RECORDS PROVIDED start

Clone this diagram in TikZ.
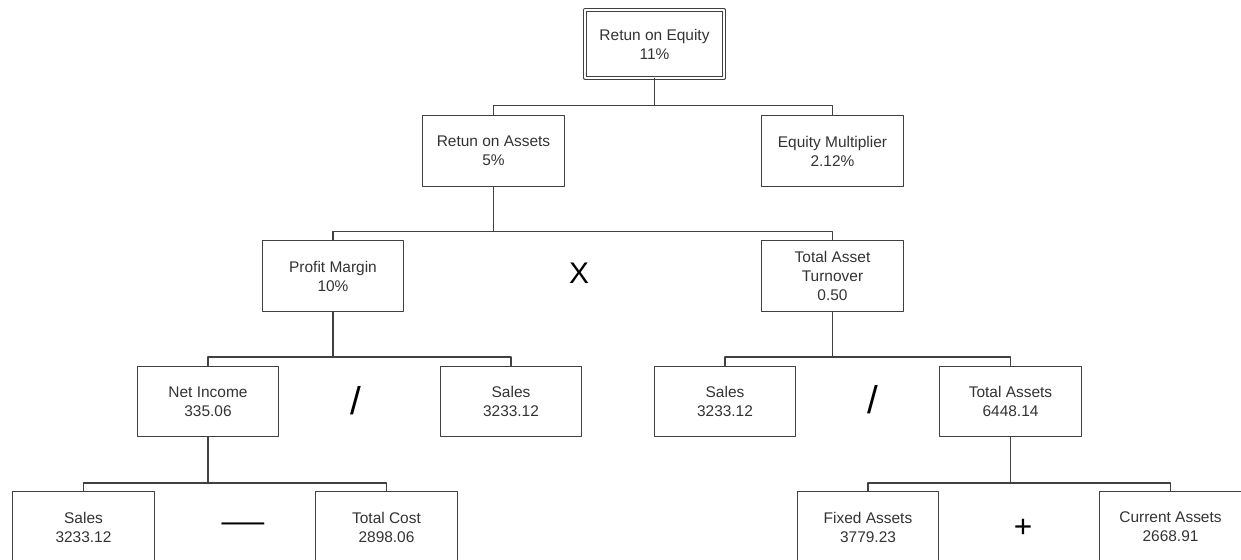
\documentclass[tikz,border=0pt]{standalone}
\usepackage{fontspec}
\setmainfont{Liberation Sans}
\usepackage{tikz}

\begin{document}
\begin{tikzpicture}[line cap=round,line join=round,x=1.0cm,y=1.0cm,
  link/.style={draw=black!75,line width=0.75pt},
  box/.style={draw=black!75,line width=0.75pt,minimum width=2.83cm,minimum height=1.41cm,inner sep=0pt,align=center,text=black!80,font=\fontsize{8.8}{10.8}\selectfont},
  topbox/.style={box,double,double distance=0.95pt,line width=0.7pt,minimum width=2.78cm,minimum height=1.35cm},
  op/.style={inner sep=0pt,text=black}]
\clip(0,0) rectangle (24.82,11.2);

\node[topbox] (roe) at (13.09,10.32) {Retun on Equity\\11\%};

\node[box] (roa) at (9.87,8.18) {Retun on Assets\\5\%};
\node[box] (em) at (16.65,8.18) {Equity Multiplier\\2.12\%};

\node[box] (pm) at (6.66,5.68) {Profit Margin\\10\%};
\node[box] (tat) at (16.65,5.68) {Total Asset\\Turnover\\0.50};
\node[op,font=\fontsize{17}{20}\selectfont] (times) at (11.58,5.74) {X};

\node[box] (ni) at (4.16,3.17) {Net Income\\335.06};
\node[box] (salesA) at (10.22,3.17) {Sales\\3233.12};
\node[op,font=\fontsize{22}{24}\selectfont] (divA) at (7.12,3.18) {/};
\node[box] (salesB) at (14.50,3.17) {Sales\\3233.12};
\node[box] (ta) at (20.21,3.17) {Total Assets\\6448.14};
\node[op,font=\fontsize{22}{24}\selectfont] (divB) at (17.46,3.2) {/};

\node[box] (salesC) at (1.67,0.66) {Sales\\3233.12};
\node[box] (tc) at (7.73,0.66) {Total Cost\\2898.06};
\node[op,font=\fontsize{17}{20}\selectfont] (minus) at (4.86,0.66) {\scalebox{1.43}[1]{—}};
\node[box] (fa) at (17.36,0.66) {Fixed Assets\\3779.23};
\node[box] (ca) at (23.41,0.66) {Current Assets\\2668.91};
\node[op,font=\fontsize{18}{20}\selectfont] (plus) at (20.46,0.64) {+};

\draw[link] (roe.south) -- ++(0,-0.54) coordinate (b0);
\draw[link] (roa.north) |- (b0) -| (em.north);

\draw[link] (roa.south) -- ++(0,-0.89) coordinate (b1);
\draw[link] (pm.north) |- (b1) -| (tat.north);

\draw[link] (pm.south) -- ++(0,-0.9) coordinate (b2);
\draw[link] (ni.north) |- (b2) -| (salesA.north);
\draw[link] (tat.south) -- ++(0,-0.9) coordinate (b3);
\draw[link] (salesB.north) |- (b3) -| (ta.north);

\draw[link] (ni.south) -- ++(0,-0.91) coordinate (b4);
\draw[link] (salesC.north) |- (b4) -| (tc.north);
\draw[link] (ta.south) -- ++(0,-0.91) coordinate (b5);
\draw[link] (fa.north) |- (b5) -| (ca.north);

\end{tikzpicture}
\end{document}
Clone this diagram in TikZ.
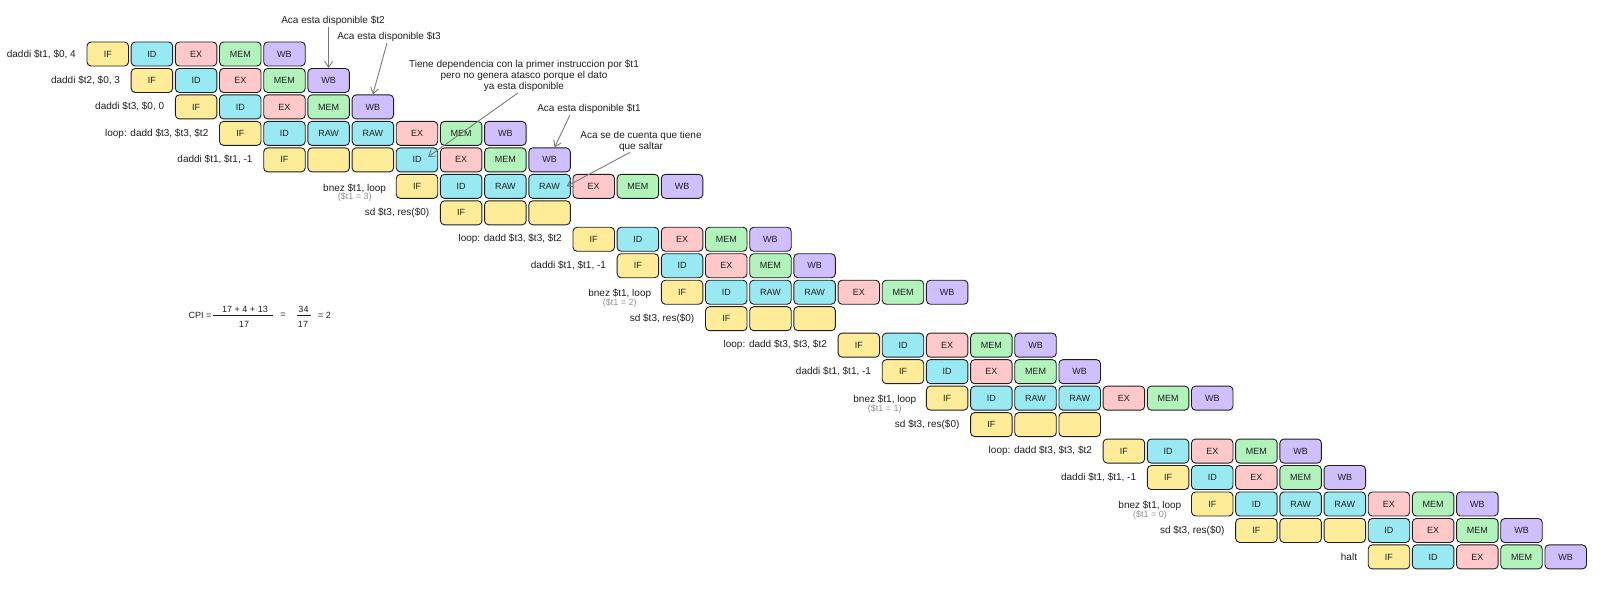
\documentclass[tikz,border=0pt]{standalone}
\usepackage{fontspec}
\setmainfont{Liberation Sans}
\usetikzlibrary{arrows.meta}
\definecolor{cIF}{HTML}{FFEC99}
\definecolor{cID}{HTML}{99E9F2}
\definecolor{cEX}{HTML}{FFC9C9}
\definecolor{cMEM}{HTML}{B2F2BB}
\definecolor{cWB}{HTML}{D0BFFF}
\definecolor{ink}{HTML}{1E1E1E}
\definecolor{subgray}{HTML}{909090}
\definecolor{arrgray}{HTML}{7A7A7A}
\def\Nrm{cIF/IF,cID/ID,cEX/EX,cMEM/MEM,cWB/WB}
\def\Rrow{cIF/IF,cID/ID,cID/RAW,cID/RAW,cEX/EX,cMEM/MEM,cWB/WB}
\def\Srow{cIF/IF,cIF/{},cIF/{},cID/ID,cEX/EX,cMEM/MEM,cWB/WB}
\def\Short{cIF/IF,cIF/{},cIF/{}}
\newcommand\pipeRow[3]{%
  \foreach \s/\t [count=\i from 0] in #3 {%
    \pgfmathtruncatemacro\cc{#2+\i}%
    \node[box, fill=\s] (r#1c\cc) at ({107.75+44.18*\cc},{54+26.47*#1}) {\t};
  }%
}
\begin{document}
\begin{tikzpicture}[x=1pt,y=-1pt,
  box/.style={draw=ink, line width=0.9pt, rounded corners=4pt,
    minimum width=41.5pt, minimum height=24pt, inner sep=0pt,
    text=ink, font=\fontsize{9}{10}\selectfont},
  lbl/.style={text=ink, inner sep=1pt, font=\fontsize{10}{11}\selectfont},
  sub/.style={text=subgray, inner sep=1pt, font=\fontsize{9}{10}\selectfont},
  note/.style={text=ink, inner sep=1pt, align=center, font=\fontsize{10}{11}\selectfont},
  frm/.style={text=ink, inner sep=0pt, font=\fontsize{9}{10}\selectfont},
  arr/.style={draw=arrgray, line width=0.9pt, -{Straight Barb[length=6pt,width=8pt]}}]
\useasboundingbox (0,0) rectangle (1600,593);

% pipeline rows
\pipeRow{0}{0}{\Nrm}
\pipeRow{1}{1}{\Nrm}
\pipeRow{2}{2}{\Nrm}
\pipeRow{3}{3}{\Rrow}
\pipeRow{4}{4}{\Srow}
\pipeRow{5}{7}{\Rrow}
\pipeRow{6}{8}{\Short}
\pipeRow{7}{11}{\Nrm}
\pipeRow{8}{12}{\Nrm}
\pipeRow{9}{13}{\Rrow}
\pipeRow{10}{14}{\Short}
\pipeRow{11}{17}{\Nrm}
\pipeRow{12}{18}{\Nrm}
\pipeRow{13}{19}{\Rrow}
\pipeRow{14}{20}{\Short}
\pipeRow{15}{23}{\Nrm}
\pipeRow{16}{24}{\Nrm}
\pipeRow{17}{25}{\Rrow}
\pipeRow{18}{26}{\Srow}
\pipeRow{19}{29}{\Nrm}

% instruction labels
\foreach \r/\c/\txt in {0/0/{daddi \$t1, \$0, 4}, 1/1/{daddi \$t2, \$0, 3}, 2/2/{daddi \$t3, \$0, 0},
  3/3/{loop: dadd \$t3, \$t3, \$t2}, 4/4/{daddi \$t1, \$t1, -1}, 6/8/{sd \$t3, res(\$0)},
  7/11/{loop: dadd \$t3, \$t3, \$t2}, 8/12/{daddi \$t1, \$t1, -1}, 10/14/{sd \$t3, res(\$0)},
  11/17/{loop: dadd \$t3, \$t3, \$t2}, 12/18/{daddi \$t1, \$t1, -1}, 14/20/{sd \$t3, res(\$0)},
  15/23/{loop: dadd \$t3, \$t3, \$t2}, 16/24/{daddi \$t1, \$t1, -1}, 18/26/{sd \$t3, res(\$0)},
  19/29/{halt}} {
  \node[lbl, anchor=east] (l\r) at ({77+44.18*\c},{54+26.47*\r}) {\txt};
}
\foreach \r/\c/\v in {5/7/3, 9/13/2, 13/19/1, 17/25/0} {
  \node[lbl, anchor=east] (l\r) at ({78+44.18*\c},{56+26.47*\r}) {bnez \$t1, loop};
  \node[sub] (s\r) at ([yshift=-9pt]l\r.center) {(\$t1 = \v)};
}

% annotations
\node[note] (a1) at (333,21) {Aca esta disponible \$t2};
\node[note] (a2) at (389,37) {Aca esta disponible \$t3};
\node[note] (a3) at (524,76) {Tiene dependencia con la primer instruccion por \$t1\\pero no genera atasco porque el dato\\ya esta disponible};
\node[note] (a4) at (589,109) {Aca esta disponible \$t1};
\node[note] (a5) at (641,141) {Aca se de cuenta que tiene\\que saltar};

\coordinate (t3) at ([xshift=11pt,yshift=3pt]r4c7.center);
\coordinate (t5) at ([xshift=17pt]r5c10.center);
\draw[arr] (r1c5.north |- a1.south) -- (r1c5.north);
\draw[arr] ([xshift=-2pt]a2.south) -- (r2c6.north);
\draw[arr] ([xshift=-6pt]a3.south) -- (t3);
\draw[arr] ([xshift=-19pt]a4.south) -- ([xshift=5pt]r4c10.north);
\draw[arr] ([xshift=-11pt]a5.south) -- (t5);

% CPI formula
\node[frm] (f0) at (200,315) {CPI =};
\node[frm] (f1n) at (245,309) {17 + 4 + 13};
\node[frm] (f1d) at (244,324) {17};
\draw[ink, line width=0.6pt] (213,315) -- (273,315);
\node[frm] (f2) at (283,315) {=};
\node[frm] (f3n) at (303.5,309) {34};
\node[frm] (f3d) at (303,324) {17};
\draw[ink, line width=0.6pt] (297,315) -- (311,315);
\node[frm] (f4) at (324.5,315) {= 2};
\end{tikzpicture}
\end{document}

RECORDS PROVIDED end

EXERCISE INSTRUCTIONS
Exactly as written, repeat the lines from the beginning of the entries up to and including the line with "(em) at (16.65,8.18)", but not the pictures.

RESULT BELOW
Clone this diagram in TikZ.
\documentclass[tikz,border=0pt]{standalone}
\usepackage{fontspec}
\setmainfont{Liberation Sans}
\usepackage{tikz}

\begin{document}
\begin{tikzpicture}[line cap=round,line join=round,x=1.0cm,y=1.0cm,
  link/.style={draw=black!75,line width=0.75pt},
  box/.style={draw=black!75,line width=0.75pt,minimum width=2.83cm,minimum height=1.41cm,inner sep=0pt,align=center,text=black!80,font=\fontsize{8.8}{10.8}\selectfont},
  topbox/.style={box,double,double distance=0.95pt,line width=0.7pt,minimum width=2.78cm,minimum height=1.35cm},
  op/.style={inner sep=0pt,text=black}]
\clip(0,0) rectangle (24.82,11.2);

\node[topbox] (roe) at (13.09,10.32) {Retun on Equity\\11\%};

\node[box] (roa) at (9.87,8.18) {Retun on Assets\\5\%};
\node[box] (em) at (16.65,8.18) {Equity Multiplier\\2.12\%};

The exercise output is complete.